The task → Print only the lines from the top of the data through the line with "3, 2, 1, 1, 1];", both included, skipping every picture.

= = = =

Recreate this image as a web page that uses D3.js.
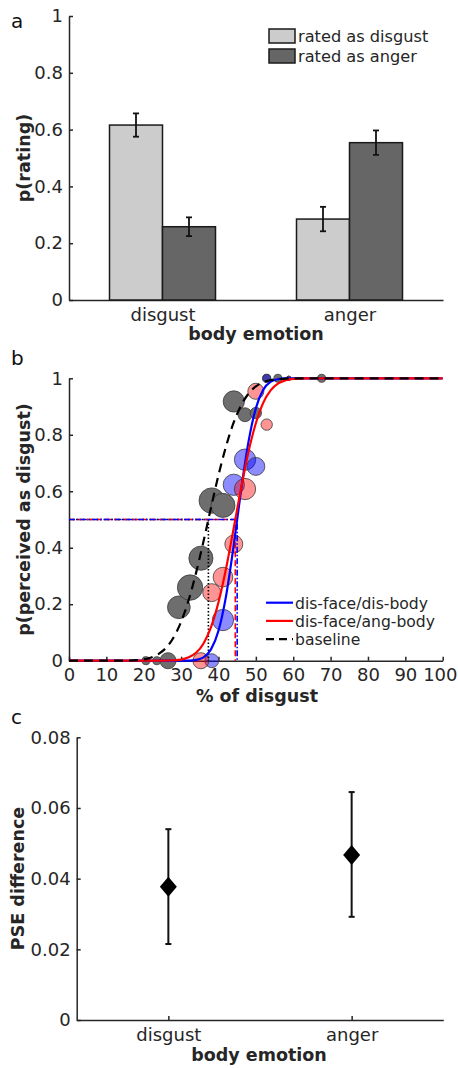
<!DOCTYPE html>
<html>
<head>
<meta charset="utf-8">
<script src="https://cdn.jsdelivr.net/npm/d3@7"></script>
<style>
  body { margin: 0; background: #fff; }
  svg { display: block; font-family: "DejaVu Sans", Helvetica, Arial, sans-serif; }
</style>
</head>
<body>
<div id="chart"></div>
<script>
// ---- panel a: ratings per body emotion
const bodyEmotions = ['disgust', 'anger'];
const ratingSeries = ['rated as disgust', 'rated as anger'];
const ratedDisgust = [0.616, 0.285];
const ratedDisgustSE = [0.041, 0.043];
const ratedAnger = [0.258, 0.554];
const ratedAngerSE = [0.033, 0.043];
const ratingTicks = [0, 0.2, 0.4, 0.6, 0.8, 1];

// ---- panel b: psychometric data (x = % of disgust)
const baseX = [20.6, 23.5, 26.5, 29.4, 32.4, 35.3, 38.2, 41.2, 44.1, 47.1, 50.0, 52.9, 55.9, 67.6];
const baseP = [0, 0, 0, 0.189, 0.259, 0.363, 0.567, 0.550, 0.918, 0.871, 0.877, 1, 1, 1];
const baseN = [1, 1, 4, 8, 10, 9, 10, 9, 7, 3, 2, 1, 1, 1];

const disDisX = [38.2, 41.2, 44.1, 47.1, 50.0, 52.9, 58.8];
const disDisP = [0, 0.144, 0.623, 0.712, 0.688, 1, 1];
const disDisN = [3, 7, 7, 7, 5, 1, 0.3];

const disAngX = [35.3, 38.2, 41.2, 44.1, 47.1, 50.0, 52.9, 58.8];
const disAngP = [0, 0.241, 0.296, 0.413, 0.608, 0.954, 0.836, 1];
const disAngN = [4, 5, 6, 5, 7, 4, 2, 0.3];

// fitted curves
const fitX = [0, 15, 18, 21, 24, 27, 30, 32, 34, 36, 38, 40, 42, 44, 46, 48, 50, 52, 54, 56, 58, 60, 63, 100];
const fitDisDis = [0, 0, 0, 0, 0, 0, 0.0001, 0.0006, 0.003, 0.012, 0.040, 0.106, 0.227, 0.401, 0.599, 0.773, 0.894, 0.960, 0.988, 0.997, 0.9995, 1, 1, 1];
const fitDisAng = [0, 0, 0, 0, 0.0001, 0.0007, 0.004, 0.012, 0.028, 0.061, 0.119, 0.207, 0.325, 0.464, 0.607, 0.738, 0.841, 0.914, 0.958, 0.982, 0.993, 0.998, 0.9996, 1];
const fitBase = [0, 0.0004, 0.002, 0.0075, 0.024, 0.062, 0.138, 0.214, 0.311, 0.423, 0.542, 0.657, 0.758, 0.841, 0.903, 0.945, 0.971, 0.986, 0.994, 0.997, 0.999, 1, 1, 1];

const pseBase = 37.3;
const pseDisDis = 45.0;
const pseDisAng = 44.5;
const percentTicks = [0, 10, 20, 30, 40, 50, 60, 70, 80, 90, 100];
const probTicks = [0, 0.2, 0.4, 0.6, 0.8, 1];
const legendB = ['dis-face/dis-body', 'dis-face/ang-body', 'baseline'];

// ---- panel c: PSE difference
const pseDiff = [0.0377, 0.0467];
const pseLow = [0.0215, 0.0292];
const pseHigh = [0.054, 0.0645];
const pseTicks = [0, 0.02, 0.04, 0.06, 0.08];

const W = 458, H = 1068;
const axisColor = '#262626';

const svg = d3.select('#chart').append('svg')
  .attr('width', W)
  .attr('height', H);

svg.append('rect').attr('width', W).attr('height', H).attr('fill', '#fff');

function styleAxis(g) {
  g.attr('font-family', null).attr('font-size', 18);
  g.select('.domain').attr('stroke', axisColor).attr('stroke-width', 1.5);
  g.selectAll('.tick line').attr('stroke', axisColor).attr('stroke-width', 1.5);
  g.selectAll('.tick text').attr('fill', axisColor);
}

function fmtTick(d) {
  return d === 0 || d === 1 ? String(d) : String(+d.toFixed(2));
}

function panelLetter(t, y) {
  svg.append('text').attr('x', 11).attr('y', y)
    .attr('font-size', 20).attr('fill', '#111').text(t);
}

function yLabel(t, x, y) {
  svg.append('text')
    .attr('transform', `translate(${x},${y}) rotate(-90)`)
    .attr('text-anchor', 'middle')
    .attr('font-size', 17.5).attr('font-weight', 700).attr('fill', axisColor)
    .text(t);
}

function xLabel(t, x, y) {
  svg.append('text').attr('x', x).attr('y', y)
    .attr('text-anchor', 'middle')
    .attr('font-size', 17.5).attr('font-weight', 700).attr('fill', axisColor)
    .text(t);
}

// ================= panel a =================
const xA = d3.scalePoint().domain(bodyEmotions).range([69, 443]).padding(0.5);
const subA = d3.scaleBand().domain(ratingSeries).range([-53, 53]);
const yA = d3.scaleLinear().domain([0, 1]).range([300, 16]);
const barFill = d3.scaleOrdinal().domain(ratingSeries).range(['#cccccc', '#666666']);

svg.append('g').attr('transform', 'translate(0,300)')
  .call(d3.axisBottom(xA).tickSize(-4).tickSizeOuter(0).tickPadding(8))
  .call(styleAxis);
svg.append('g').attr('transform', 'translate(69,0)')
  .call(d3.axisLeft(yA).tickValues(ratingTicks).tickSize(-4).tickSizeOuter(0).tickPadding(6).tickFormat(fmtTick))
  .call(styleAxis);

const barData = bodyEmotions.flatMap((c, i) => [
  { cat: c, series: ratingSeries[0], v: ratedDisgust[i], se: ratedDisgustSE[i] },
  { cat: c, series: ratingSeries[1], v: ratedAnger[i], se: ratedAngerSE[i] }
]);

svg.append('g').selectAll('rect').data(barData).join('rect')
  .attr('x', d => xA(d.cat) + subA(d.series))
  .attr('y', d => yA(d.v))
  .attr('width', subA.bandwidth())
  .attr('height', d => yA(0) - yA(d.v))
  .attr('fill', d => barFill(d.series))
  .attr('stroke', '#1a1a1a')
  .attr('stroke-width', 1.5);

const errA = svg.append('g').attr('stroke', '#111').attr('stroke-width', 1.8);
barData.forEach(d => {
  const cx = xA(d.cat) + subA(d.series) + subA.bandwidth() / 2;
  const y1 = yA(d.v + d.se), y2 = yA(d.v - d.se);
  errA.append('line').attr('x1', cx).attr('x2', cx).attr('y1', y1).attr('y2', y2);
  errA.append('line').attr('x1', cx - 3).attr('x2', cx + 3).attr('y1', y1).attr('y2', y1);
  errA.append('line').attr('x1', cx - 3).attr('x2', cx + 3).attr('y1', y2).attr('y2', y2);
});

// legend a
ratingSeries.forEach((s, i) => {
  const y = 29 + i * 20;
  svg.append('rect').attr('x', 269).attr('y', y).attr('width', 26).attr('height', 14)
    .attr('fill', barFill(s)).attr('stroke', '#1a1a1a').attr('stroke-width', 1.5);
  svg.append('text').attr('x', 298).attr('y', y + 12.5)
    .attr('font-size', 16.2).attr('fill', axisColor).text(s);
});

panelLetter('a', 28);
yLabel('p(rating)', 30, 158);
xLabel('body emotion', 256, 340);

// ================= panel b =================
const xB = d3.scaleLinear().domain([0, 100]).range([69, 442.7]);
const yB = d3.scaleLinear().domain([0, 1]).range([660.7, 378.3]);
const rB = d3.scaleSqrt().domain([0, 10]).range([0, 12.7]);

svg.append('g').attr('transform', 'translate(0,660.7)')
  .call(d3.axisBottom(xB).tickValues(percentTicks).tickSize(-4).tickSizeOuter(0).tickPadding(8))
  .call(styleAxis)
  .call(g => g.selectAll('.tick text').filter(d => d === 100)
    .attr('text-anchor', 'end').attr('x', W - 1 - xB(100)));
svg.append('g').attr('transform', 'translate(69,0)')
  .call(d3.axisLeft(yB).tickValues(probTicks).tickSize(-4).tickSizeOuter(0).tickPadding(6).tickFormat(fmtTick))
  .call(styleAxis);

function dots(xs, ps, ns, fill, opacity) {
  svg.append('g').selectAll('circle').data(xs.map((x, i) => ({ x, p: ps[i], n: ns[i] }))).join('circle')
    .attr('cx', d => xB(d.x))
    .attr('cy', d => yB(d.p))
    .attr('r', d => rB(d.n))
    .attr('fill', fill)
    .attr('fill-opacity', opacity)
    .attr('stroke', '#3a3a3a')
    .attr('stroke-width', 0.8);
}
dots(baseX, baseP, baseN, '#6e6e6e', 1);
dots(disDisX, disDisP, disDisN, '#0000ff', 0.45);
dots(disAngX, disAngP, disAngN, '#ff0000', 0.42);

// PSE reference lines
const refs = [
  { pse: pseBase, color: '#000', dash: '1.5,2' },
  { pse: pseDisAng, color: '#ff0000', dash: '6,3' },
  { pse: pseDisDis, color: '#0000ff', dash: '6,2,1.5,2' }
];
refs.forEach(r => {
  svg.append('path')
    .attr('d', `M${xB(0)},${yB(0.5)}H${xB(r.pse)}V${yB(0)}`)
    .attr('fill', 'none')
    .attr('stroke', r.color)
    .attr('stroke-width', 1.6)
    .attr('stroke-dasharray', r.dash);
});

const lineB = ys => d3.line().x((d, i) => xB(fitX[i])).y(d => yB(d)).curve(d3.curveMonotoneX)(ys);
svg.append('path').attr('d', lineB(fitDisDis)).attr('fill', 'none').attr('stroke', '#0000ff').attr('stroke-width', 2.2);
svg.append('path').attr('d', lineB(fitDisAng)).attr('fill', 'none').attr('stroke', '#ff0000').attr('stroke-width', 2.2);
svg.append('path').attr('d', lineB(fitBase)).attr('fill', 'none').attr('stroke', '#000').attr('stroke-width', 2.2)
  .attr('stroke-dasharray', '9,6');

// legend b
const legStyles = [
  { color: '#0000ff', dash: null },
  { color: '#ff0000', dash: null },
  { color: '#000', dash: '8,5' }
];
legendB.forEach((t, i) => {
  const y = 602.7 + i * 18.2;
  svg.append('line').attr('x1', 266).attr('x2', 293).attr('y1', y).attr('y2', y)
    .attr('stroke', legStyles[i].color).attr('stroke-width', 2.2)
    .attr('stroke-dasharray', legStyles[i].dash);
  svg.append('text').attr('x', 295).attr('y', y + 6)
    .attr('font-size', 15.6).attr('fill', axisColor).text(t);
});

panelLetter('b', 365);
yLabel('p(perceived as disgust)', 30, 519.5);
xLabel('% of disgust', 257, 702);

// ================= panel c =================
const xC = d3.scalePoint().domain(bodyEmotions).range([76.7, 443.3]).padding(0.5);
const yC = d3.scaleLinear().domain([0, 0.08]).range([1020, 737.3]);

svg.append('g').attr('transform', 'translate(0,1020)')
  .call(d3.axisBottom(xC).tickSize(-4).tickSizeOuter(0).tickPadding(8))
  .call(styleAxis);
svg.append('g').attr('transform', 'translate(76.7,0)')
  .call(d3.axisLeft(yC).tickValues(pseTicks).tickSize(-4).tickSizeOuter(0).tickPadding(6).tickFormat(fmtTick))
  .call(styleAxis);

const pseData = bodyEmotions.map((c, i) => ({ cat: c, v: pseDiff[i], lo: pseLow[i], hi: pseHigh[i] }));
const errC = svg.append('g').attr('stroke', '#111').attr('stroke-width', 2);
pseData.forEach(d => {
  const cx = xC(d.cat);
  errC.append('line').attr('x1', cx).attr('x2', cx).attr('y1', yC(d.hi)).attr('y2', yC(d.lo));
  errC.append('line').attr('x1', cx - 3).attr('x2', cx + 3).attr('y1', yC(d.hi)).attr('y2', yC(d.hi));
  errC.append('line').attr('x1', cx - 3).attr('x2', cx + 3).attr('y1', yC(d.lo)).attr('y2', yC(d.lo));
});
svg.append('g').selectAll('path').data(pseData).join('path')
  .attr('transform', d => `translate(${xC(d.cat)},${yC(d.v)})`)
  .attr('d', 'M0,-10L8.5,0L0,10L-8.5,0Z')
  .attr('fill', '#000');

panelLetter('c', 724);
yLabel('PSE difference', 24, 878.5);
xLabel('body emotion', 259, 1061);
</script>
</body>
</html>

= = = =

Result of this exercise →
Recreate this image as a web page that uses D3.js.
<!DOCTYPE html>
<html>
<head>
<meta charset="utf-8">
<script src="https://cdn.jsdelivr.net/npm/d3@7"></script>
<style>
  body { margin: 0; background: #fff; }
  svg { display: block; font-family: "DejaVu Sans", Helvetica, Arial, sans-serif; }
</style>
</head>
<body>
<div id="chart"></div>
<script>
// ---- panel a: ratings per body emotion
const bodyEmotions = ['disgust', 'anger'];
const ratingSeries = ['rated as disgust', 'rated as anger'];
const ratedDisgust = [0.616, 0.285];
const ratedDisgustSE = [0.041, 0.043];
const ratedAnger = [0.258, 0.554];
const ratedAngerSE = [0.033, 0.043];
const ratingTicks = [0, 0.2, 0.4, 0.6, 0.8, 1];

// ---- panel b: psychometric data (x = % of disgust)
const baseX = [20.6, 23.5, 26.5, 29.4, 32.4, 35.3, 38.2, 41.2, 44.1, 47.1, 50.0, 52.9, 55.9, 67.6];
const baseP = [0, 0, 0, 0.189, 0.259, 0.363, 0.567, 0.550, 0.918, 0.871, 0.877, 1, 1, 1];
const baseN = [1, 1, 4, 8, 10, 9, 10, 9, 7, 3, 2, 1, 1, 1];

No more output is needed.